Atlas is now nearing the 11 months stage …. Amy and I are counting down the days to his very first birthday. Also a very big celebration that she and I actually made it through the first year of sharing our lives with Atlas without A. losing our minds or B. selling him on Ebay. Of course with the age that he is comes certain challenges as with all babies as they reach the teenage milestone.
- Atlas is stroppy, not aggressive or mean, just stroppy. We say no to him and he literally throws himself on the floor in defiance, yep .. he’s a super fun guy !
- He tests us every minute of every day. He whines, a lot, usually when he wants something he cant have, another delightful reminder that there’s a teenager in the house, if you cant see him, you can usually hear him.
- He humps. He’s nearing the 6 stone mark now so thank goodness he hasn’t mastered the balance to actually hump a humans leg because that would make for very awkward conversation and more than likely result in the poor un-expecting human being knocked flying, but usually his bed or favourite stuffed toy gets it.
- Zooming ! everyone who has had a puppy will be familiar with the late night zoomies. all very cute when your teeny tiny fluff monster is flying around the house at super sonic speed, however not so hot when your ten month old baby elephant comes hurtling towards your freshly made brew at 11pm at night with the “crazy eyes”.
- The digging has started. My flower beds currently look like they’re part of an archaeological dig.
- Goodbye skirting boards. for the past few weeks our very own Picasso has worked wonders with our kitchen skirting boards. apparently having to wait until 7:35 for his breakfast instead of the usual 7:30 is not good enough and so his little nasher’s go to work on stripping wood.
- He’s scared of the dark! He saw a fox once at the bottom of the garden … it terrified him. He now refuses to go for a wee at night unless Amy or I stand with him. All well and good if its a nice warm evening, but in the very cold October temperatures usually accompanied by torrential rain, I can assure standing outside in your dressing gown and slippers shouting “wee wees” really isn’t the most favoured task in our house!
Now all of the above put aside, he is starting to come on very well. He is listening to commands more and we have almost mastered the art of walking to heal without having to pull Amy or I to the next tree at great speed. I even managed to walk him with a baby in a pram last weekend after babysitting for a friend.
He has developed one issue that we are trying very hard to overcome.
He’s lead reactive towards dogs.
He’s always been fairly vocal, I mean I can remember taking him to his first training session in my arms at 8 weeks old and he brought the house down with his high pitched yapping. So it wasn’t a huge shock when this arrived however it really hasn’t been helped with my anticipation of the scenario.

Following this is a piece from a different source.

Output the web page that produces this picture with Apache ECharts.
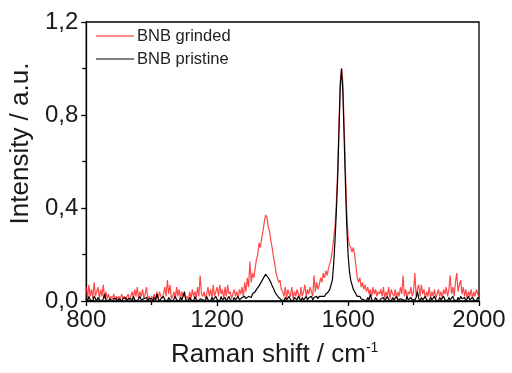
<!DOCTYPE html>
<html><head><meta charset="utf-8">
<script src="https://cdn.jsdelivr.net/npm/echarts@6/dist/echarts.min.js"></script>
<style>html,body{margin:0;padding:0;background:#fff}#c{width:512px;height:373px}</style>
</head><body><div id="c"></div>
<script>
// Wavenumber sampling: 800..2000 cm-1, step 4
const startWavenumber = 800;
const stepWavenumber = 4;
const seriesNames = ['BNB grinded', 'BNB pristine'];
const xTicks = [800, 1200, 1600, 2000];
const yTicks = ['0,0', '0,4', '0,8', '1,2'];

// BNB grinded intensities (rows of 25 points = 100 cm-1)
const grinded = [
  0.06,0.01,0.07,0.02,0.05,0.01,0.08,0.02,0.04,0.06,0.01,0.05,0.02,0.07,0.01,0.04,0.01,0.03,0.005,0.02,0.01,0.03,0.005,0.02,0.01, // 800
  0.02,0.005,0.03,0.01,0.02,0.005,0.01,0.03,0.005,0.02,0.04,0.01,0.05,0.02,0.06,0.01,0.04,0.02,0.05,0.01,0.03,0.06,0.01,0.02,0.005, // 900
  0.02,0.01,0.03,0.005,0.04,0.01,0.04,0.02,0.01,0.03,0.06,0.02,0.09,0.03,0.07,0.01,0.02,0.04,0.01,0.06,0.02,0.05,0.01,0.04,0.02, // 1000
  0.03,0.01,0.02,0.005,0.04,0.01,0.05,0.02,0.04,0.01,0.06,0.02,0.11,0.03,0.02,0.04,0.01,0.03,0.06,0.02,0.05,0.01,0.07,0.02,0.04, // 1100
  0.06,0.02,0.07,0.03,0.05,0.01,0.06,0.02,0.07,0.03,0.04,0.01,0.03,0.05,0.02,0.04,0.01,0.05,0.03,0.06,0.02,0.08,0.04,0.10,0.06, // 1200
  0.17,0.08,0.12,0.10,0.14,0.18,0.20,0.25,0.23,0.27,0.30,0.34,0.37,0.36,0.32,0.30,0.26,0.23,0.19,0.16,0.12,0.10,0.08,0.09,0.05, // 1300
  0.04,0.02,0.06,0.01,0.05,0.03,0.02,0.06,0.01,0.04,0.02,0.05,0.03,0.01,0.06,0.02,0.04,0.07,0.02,0.05,0.03,0.06,0.04,0.02,0.11, // 1400
  0.04,0.08,0.05,0.07,0.10,0.08,0.12,0.10,0.13,0.11,0.14,0.16,0.18,0.22,0.27,0.32,0.42,0.56,0.76,0.94,1.00,0.94,0.76,0.56,0.38, // 1500
  0.28,0.24,0.23,0.21,0.23,0.20,0.15,0.10,0.08,0.10,0.06,0.08,0.05,0.07,0.04,0.06,0.03,0.05,0.02,0.06,0.03,0.05,0.02,0.04,0.03, // 1600
  0.05,0.02,0.06,0.01,0.04,0.02,0.06,0.01,0.05,0.03,0.02,0.05,0.01,0.04,0.02,0.06,0.03,0.11,0.02,0.05,0.01,0.04,0.03,0.06,0.02, // 1700
  0.04,0.12,0.02,0.05,0.07,0.02,0.07,0.03,0.05,0.01,0.04,0.02,0.06,0.01,0.04,0.02,0.05,0.01,0.03,0.05,0.02,0.04,0.01,0.05,0.03, // 1800
  0.06,0.02,0.05,0.11,0.03,0.06,0.02,0.08,0.12,0.04,0.07,0.09,0.03,0.06,0.02,0.05,0.01,0.04,0.02,0.05,0.01,0.04,0.02,0.05,0.03, // 1900
  0.02 // 2000
];

// BNB pristine intensities
const pristine = [
  0.01,0,0.02,0.005,0.01,0,0.02,0.01,0,0.015,0.005,0.01,0,0.01,0.03,0.005,0.01,0,0.01,0.005,0,0.01,0.005,0.01,0, // 800
  0.01,0.005,0,0.01,0.005,0.015,0,0.01,0.005,0.01,0,0.02,0.005,0.01,0,0.01,0.02,0.005,0,0.01,0.005,0.015,0,0.01,0.005, // 900
  0.01,0,0.015,0.005,0.03,0.01,0,0.01,0.005,0.02,0.005,0.01,0,0.015,0.005,0.01,0,0.01,0.02,0.005,0.01,0,0.015,0.005,0.01, // 1000
  0.04,0.005,0.01,0,0.015,0.005,0.01,0,0.02,0.005,0.01,0,0.01,0.015,0.005,0.01,0,0.02,0.005,0.01,0,0.015,0.005,0.01,0.02, // 1100
  0.005,0.01,0,0.02,0.005,0.01,0.015,0,0.01,0.02,0.005,0.01,0,0.015,0.005,0.01,0.02,0.005,0.01,0.015,0.01,0.02,0.01,0.015,0.02, // 1200
  0.02,0.015,0.03,0.025,0.04,0.05,0.045,0.065,0.07,0.085,0.095,0.10,0.115,0.11,0.10,0.09,0.08,0.065,0.055,0.04,0.03,0.025,0.015,0.02,0.005, // 1300
  0.01,0,0.015,0.005,0.01,0.02,0.005,0.01,0,0.015,0.01,0.005,0.02,0.01,0,0.015,0.005,0.01,0.02,0.005,0.015,0.01,0.02,0.005,0.015, // 1400
  0.01,0.02,0.01,0.02,0.015,0.02,0.025,0.02,0.03,0.035,0.04,0.05,0.07,0.09,0.16,0.26,0.38,0.52,0.72,0.92,1.00,0.90,0.70,0.50,0.32, // 1500
  0.20,0.13,0.09,0.07,0.05,0.04,0.03,0.02,0.015,0.02,0.01,0.015,0.005,0.01,0,0.015,0.005,0.03,0.005,0.01,0,0.015,0.005,0.01,0, // 1600
  0.01,0.005,0.015,0,0.01,0.02,0.005,0.01,0,0.015,0.005,0.01,0.02,0.005,0,0.01,0.015,0.005,0.01,0,0.02,0.005,0.01,0.015,0.005, // 1700
  0.01,0.005,0.015,0.04,0.01,0,0.015,0.005,0.01,0.02,0.005,0.01,0,0.015,0.005,0.01,0.02,0.005,0.01,0,0.015,0.005,0.01,0.02,0.005, // 1800
  0.01,0,0.015,0.005,0.01,0.02,0.005,0.01,0,0.015,0.005,0.02,0.01,0.005,0.015,0,0.01,0.02,0.005,0.01,0.015,0.005,0.01,0,0.015, // 1900
  0.01 // 2000
];

const pair = arr => arr.map((v, i) => [startWavenumber + i * stepWavenumber, v]);

const FONT = 'Liberation Sans, Arial, sans-serif';
const RED = '#ff1a1a';
const chart = echarts.init(document.getElementById('c'), null, {renderer: 'canvas'});
chart.setOption({
  animation: false,
  backgroundColor: '#fff',
  grid: {left: 86, right: 33, top: 22, bottom: 71, show: true, borderColor: '#000', borderWidth: 1.3, backgroundColor: 'transparent'},
  legend: {
    orient: 'vertical', left: 91, top: 22, itemWidth: 38, itemHeight: 18, itemGap: 5,
    icon: 'path://M0,0 L38,0 L38,1 L0,1 Z',
    textStyle: {fontFamily: FONT, fontSize: 16.5, color: '#222', lineHeight: 18, padding: [0,0,0,-2]},
    data: seriesNames.map((n, i) => ({name: n, itemStyle: {color: i === 0 ? RED : '#000'}}))
  },
  xAxis: {
    type: 'value', min: xTicks[0], max: xTicks[xTicks.length - 1], interval: 400,
    axisLine: {lineStyle: {color: '#000', width: 1.3}},
    axisTick: {show: true, inside: false, length: 5, lineStyle: {color: '#000', width: 1.3}},
    minorTick: {show: true, splitNumber: 2, length: 4, lineStyle: {color: '#000', width: 1.3}},
    splitLine: {show: false},
    axisLabel: {fontFamily: FONT, fontSize: 24, color: '#1a1a1a', margin: 7, formatter: v => String(v)},
    name: 'Raman shift / cm{sup|-1}', nameLocation: 'middle', nameGap: 40,
    nameTextStyle: {fontFamily: FONT, fontSize: 26, color: '#1a1a1a', padding: [0, 16, 0, 0],
      rich: {sup: {fontFamily: FONT, fontSize: 14, color: '#1a1a1a', verticalAlign: 'top', padding: [0,0,14,0]}}}
  },
  yAxis: {
    type: 'value', min: 0, max: 1.2, interval: 0.4,
    axisLine: {lineStyle: {color: '#000', width: 1.3}},
    axisTick: {show: true, inside: false, length: 5, lineStyle: {color: '#000', width: 1.3}},
    minorTick: {show: true, splitNumber: 2, length: 4, lineStyle: {color: '#000', width: 1.3}},
    splitLine: {show: false},
    axisLabel: {fontFamily: FONT, fontSize: 24, color: '#1a1a1a', margin: 8,
      formatter: v => yTicks[Math.round(v / 0.4)]},
    name: 'Intensity / a.u.', nameLocation: 'middle', nameGap: 49,
    nameTextStyle: {fontFamily: FONT, fontSize: 26, color: '#1a1a1a', padding: [0, 0, 0, 36]}
  },
  series: [
    {name: seriesNames[0], type: 'line', data: pair(grinded), symbol: 'none', showSymbol: false,
     lineStyle: {color: RED, width: 1.2, opacity: 0.8}, itemStyle: {color: RED}},
    {name: seriesNames[1], type: 'line', data: pair(pristine), symbol: 'none', showSymbol: false,
     lineStyle: {color: '#000', width: 1.2}, itemStyle: {color: '#000'}}
  ]
});
</script></body></html>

He sees a dog and then all of a sudden turns into a raving lunatic. Barking, pulling, squealing etc. You can imagine drama. People automatically see German shepherd and have a predisposed idea that he’s a nightmare so that doesn’t help, plus my tensing and getting upset instead of nipping it in the bud and managing his emotions. So, the day of our weekly training after a little summer break when it was closed I was anxious all day so when it came to the actual session I was a dithering wreck and Atlas was on pins.
He was barking and not focused and stress and oh it was just terrible. I was an emotional wreck and cried twice and he was just in meltdown. The trainer explained that he was feeding off my emotions and I just needed to take a breath and calm down he’s just venting frustration and he’s over excited.
After that day we introduced a clicker … and what a difference. I am not saying that he has changed overnight, he still barks and we have not let him greet another dog yet because he hasn’t actually managed to calm down when near another dog but it has only been a couple of weeks. Once he starts to relax and focus on us when near other dogs then we will start introductions, the phrase adding fuel to the fire comes to mind.
He needs to learn some self control but I especially also need to learn how to manage the situation and to just enjoy his company rather than worrying. This happened last night and we only had one blip. it was a squeak rather than a bark and he soon went back to his normal self, we then went and sat at the main road for fifteen minutes to watch the traffic. Again very important with a reactive dog as Id rather he didn’t dart off after every motorbike, or car that splashes in a puddle. This time he didn’t flinch and just lay down to watch the world go by.
We are persevering … but it’ll take time. I keep having to be reminded that he is only a baby and he is trying so hard. Its just we as humans sometimes expect too much too quickly. They’re brains cope with so much and I think the human world just overloads things for them.